▸ **Task objective**
In the records below, find the line containing "Clone this chart in matplotlib." and the line containing "ytick_labels = ['$-$.04', '$-$.02', '0', '.02', '.04', '.06']"; please repeat exactly the lines from one to the other, both included, and nothing more.

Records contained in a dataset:
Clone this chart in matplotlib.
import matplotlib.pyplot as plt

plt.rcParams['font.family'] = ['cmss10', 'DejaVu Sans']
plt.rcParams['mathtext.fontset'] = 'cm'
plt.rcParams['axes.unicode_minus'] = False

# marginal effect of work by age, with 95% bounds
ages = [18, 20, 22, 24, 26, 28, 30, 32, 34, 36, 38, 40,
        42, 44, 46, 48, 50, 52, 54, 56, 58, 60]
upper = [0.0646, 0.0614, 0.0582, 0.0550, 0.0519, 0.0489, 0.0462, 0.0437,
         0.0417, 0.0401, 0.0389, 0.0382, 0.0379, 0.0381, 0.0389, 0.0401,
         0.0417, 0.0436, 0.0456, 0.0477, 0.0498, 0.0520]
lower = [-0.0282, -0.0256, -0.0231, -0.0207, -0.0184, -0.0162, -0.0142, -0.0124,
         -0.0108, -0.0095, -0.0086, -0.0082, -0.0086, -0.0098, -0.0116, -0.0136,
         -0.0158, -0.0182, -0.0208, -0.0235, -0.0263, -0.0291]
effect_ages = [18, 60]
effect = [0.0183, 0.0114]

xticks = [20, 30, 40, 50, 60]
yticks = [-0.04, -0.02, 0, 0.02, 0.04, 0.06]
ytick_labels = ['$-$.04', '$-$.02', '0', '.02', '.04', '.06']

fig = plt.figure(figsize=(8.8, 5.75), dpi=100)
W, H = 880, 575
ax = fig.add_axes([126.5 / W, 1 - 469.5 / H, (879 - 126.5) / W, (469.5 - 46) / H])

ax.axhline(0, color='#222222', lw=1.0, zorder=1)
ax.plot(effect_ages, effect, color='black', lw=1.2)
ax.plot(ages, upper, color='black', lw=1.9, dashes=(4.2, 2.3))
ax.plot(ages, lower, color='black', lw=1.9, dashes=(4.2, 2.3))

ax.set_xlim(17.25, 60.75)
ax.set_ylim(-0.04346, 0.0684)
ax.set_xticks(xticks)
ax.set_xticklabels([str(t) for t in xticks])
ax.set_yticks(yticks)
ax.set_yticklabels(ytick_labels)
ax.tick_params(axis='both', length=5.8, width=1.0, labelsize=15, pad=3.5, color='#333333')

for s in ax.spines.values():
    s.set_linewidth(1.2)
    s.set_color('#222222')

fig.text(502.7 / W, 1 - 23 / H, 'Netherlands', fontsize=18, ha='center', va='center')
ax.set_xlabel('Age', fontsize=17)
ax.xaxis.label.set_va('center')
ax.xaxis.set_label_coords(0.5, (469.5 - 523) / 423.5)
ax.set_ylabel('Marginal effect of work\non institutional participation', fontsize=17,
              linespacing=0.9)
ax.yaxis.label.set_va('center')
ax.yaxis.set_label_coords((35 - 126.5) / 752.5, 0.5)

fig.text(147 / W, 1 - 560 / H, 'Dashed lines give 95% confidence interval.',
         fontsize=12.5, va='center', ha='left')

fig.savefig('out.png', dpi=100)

---

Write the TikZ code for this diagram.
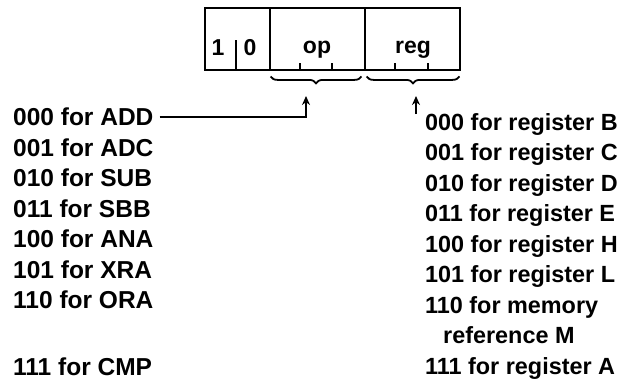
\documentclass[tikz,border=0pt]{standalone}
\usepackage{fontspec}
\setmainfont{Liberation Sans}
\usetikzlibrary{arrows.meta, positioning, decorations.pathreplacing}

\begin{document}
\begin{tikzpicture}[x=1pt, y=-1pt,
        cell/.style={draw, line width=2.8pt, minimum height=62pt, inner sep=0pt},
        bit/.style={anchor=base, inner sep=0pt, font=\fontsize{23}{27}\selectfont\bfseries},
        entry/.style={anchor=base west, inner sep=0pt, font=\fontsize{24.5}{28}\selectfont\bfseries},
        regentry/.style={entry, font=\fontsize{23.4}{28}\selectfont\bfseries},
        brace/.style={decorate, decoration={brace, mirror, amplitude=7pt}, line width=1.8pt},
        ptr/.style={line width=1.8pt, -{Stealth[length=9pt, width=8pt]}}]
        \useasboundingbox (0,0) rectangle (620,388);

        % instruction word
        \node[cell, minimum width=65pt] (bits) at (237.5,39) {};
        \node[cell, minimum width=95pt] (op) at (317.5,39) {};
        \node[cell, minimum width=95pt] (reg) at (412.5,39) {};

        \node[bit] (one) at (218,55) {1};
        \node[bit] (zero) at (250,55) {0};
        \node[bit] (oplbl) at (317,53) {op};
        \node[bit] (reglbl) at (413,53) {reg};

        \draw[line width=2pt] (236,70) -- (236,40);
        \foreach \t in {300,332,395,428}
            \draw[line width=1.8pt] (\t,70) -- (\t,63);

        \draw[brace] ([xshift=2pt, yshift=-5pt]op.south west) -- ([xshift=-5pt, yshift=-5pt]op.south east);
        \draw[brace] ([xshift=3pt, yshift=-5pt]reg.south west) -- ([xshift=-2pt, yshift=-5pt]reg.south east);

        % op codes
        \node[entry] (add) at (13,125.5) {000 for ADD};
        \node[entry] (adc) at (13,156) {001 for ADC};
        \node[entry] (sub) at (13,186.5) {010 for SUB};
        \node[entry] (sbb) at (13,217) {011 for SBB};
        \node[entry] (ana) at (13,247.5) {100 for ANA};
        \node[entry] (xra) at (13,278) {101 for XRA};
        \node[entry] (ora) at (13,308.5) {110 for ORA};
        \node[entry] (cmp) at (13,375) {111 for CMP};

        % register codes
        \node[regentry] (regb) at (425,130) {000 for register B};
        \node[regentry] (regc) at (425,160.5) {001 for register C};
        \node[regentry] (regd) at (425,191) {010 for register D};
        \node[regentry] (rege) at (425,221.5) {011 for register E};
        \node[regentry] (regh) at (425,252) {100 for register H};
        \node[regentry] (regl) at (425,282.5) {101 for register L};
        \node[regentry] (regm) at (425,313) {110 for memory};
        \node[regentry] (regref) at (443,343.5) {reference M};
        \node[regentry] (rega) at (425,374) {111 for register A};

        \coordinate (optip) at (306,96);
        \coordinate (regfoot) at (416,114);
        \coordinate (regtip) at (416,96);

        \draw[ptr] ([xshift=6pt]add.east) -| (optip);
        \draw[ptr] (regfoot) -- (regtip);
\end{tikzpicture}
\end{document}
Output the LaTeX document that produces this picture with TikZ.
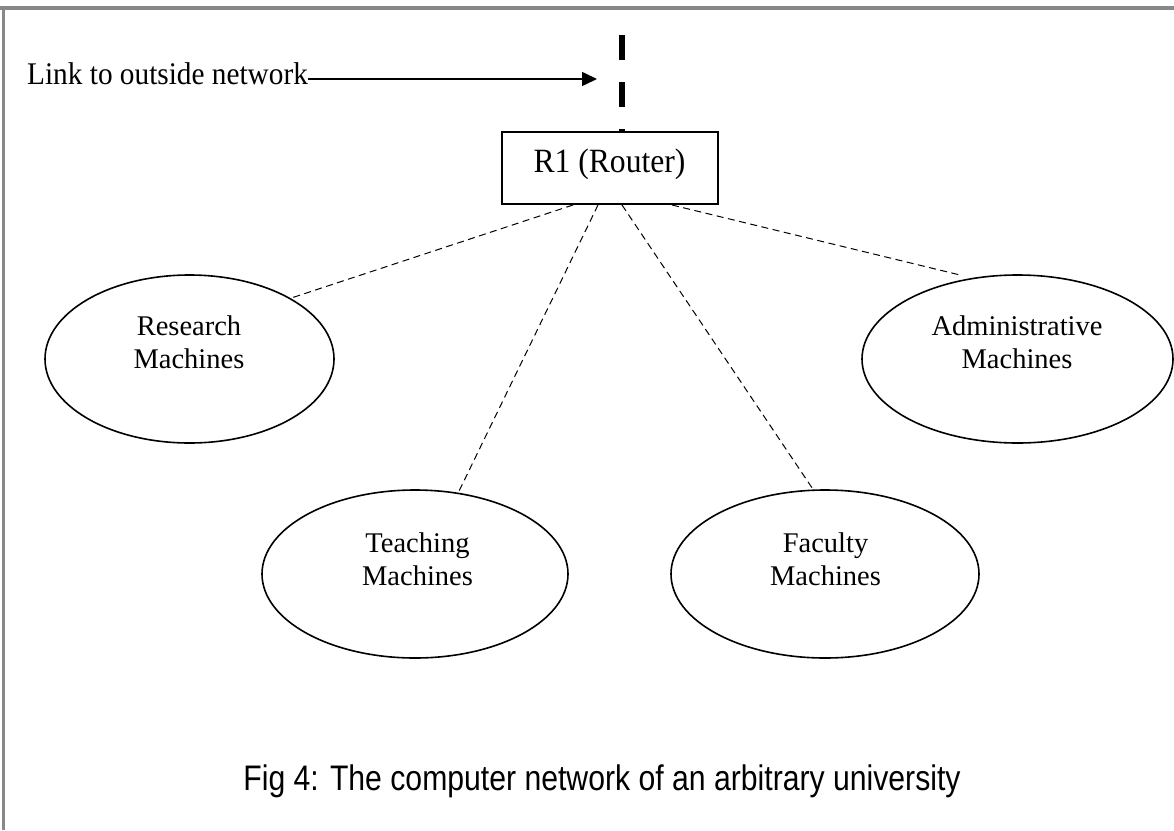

---

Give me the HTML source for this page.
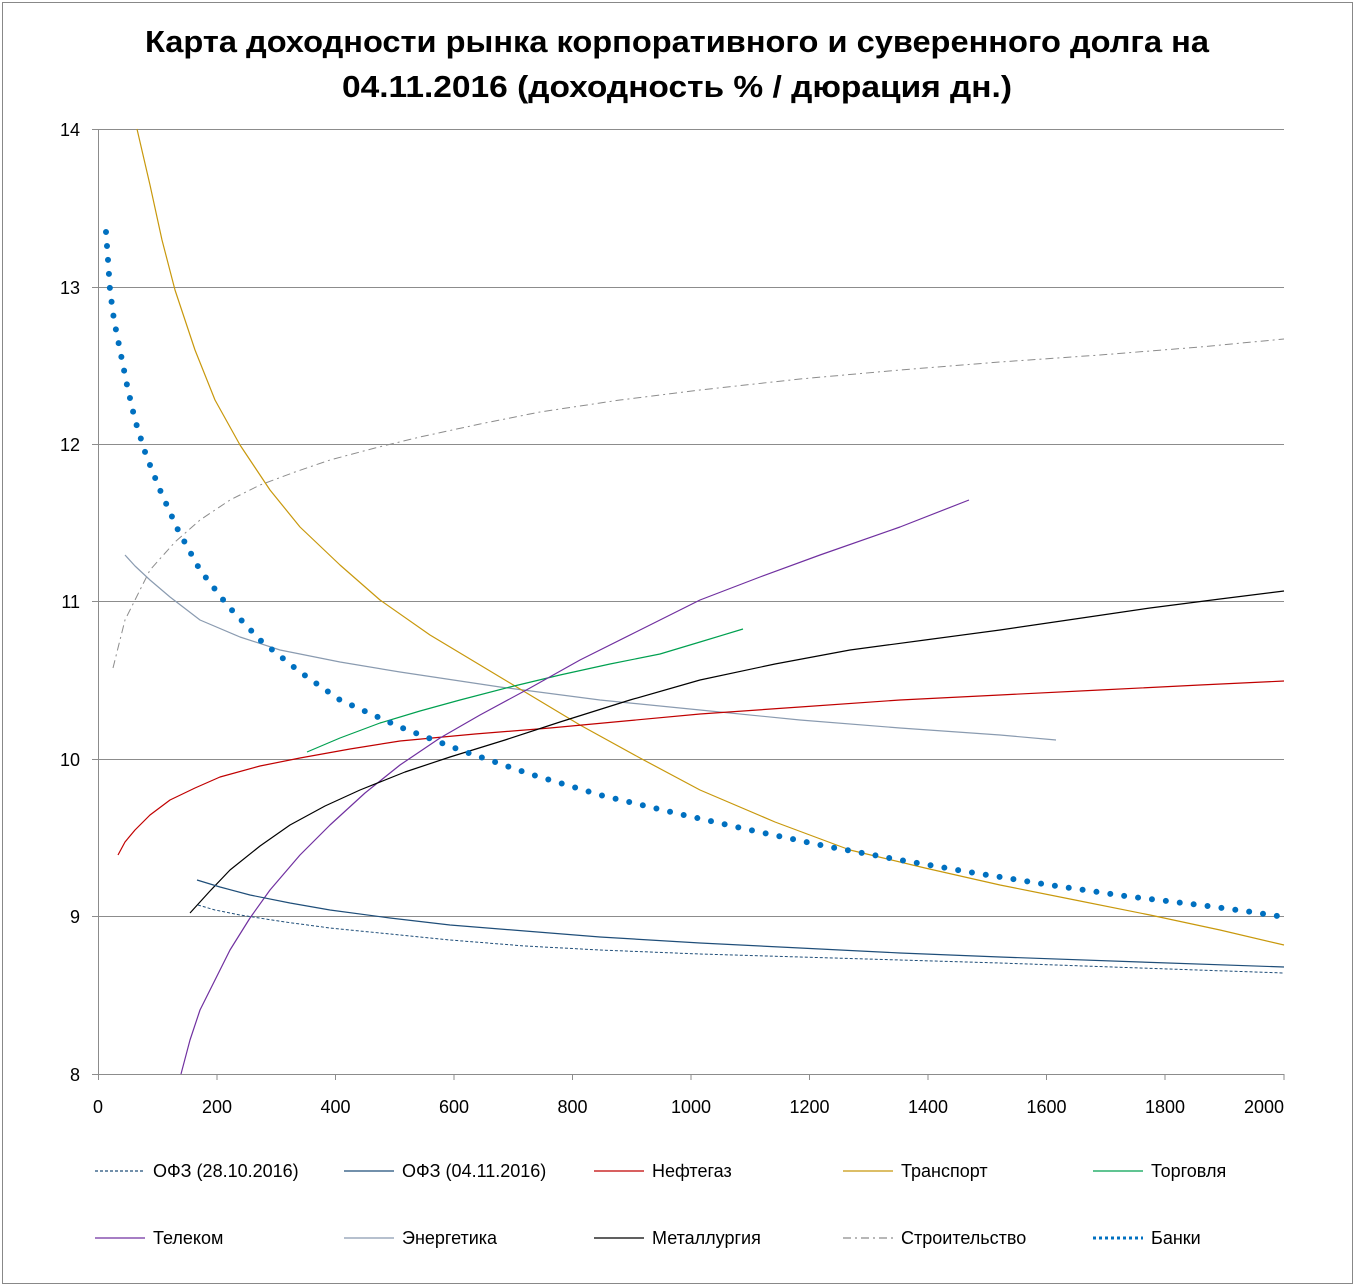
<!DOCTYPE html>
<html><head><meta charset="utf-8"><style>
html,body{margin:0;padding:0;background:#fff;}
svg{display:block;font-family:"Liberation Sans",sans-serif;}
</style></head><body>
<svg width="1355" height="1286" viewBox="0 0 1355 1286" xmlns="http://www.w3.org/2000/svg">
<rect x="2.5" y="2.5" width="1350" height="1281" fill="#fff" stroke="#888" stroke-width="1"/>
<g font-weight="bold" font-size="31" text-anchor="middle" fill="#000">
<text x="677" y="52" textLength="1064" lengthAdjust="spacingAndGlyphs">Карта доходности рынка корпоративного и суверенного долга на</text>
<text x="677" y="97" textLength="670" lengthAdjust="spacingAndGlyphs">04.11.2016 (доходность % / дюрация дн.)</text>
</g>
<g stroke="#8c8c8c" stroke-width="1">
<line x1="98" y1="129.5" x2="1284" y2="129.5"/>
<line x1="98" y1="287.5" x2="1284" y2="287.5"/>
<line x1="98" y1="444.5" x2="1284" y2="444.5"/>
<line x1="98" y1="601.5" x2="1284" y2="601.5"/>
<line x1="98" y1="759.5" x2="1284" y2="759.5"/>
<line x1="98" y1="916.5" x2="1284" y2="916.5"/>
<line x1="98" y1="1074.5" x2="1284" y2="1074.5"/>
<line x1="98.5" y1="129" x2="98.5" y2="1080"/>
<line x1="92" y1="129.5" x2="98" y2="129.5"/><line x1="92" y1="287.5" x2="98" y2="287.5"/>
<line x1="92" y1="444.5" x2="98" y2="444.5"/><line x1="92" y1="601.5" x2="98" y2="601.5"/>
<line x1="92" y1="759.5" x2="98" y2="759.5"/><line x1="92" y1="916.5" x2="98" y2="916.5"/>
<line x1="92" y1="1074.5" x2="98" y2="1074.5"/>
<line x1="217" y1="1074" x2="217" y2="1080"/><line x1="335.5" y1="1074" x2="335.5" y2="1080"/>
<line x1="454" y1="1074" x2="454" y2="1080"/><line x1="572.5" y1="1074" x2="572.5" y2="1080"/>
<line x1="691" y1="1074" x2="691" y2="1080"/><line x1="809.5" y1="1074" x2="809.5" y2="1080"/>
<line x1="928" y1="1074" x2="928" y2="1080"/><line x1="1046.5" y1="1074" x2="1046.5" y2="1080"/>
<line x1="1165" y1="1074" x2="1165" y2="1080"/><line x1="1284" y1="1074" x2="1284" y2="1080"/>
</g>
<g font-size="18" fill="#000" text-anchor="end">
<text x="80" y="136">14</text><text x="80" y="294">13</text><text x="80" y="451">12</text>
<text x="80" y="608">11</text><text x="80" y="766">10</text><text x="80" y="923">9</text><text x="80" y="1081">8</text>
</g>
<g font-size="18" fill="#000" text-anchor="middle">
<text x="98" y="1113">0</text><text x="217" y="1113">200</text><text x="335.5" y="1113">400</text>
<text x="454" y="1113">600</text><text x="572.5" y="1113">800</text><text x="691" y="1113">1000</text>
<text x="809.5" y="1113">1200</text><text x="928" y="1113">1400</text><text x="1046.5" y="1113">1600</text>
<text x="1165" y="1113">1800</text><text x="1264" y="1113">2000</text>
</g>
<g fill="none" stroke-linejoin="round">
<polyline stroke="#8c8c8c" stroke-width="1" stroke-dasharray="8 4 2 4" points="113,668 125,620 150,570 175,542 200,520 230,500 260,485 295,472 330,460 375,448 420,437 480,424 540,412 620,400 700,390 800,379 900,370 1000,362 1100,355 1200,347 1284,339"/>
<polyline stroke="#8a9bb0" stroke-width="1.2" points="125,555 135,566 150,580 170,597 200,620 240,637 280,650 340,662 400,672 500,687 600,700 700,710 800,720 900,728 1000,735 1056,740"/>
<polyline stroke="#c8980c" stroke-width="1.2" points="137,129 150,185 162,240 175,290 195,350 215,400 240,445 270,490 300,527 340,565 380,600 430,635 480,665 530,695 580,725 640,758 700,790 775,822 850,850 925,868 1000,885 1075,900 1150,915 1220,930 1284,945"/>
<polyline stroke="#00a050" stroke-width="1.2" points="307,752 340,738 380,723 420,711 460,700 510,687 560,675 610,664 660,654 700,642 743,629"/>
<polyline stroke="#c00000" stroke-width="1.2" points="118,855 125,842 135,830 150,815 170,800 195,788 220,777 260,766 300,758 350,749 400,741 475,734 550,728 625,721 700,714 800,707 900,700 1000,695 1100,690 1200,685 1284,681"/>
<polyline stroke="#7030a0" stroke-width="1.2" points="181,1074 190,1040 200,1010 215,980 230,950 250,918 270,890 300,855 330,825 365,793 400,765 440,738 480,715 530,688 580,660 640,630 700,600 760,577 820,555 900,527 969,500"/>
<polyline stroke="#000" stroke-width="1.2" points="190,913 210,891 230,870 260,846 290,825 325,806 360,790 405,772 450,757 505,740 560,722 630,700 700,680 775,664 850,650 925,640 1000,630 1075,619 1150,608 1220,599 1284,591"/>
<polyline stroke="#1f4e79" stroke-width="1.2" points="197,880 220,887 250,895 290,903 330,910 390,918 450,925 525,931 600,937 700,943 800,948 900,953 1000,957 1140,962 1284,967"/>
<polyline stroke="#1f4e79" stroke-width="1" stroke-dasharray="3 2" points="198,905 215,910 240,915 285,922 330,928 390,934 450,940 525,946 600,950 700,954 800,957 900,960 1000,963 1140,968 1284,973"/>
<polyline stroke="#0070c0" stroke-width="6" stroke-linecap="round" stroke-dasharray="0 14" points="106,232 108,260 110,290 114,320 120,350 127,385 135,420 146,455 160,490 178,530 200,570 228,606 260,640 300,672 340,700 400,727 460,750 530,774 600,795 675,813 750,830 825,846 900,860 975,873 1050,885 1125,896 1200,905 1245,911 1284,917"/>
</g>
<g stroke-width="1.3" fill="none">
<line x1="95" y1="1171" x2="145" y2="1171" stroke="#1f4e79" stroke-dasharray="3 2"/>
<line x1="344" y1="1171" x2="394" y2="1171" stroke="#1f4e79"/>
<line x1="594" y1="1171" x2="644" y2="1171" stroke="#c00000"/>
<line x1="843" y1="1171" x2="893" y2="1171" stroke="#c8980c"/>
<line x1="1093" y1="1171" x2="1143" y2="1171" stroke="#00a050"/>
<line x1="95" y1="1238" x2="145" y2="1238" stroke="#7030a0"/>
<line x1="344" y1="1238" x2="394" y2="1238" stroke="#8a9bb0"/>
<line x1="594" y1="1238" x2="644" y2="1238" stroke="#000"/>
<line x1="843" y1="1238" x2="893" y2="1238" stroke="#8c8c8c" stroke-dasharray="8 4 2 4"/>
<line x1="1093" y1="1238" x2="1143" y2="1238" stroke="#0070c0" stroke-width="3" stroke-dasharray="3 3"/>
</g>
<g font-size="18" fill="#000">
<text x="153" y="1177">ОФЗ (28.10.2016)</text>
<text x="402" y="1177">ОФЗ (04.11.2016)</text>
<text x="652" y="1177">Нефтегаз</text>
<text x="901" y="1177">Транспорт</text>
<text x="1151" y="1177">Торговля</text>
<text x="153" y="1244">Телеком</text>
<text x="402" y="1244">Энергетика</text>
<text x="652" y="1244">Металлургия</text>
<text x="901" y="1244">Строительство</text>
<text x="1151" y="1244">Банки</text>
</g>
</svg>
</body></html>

▸ **Written response**
Clone this chart in matplotlib.
import matplotlib.pyplot as plt

plt.rcParams['font.family'] = ['cmss10', 'DejaVu Sans']
plt.rcParams['mathtext.fontset'] = 'cm'
plt.rcParams['axes.unicode_minus'] = False

# marginal effect of work by age, with 95% bounds
ages = [18, 20, 22, 24, 26, 28, 30, 32, 34, 36, 38, 40,
        42, 44, 46, 48, 50, 52, 54, 56, 58, 60]
upper = [0.0646, 0.0614, 0.0582, 0.0550, 0.0519, 0.0489, 0.0462, 0.0437,
         0.0417, 0.0401, 0.0389, 0.0382, 0.0379, 0.0381, 0.0389, 0.0401,
         0.0417, 0.0436, 0.0456, 0.0477, 0.0498, 0.0520]
lower = [-0.0282, -0.0256, -0.0231, -0.0207, -0.0184, -0.0162, -0.0142, -0.0124,
         -0.0108, -0.0095, -0.0086, -0.0082, -0.0086, -0.0098, -0.0116, -0.0136,
         -0.0158, -0.0182, -0.0208, -0.0235, -0.0263, -0.0291]
effect_ages = [18, 60]
effect = [0.0183, 0.0114]

xticks = [20, 30, 40, 50, 60]
yticks = [-0.04, -0.02, 0, 0.02, 0.04, 0.06]
ytick_labels = ['$-$.04', '$-$.02', '0', '.02', '.04', '.06']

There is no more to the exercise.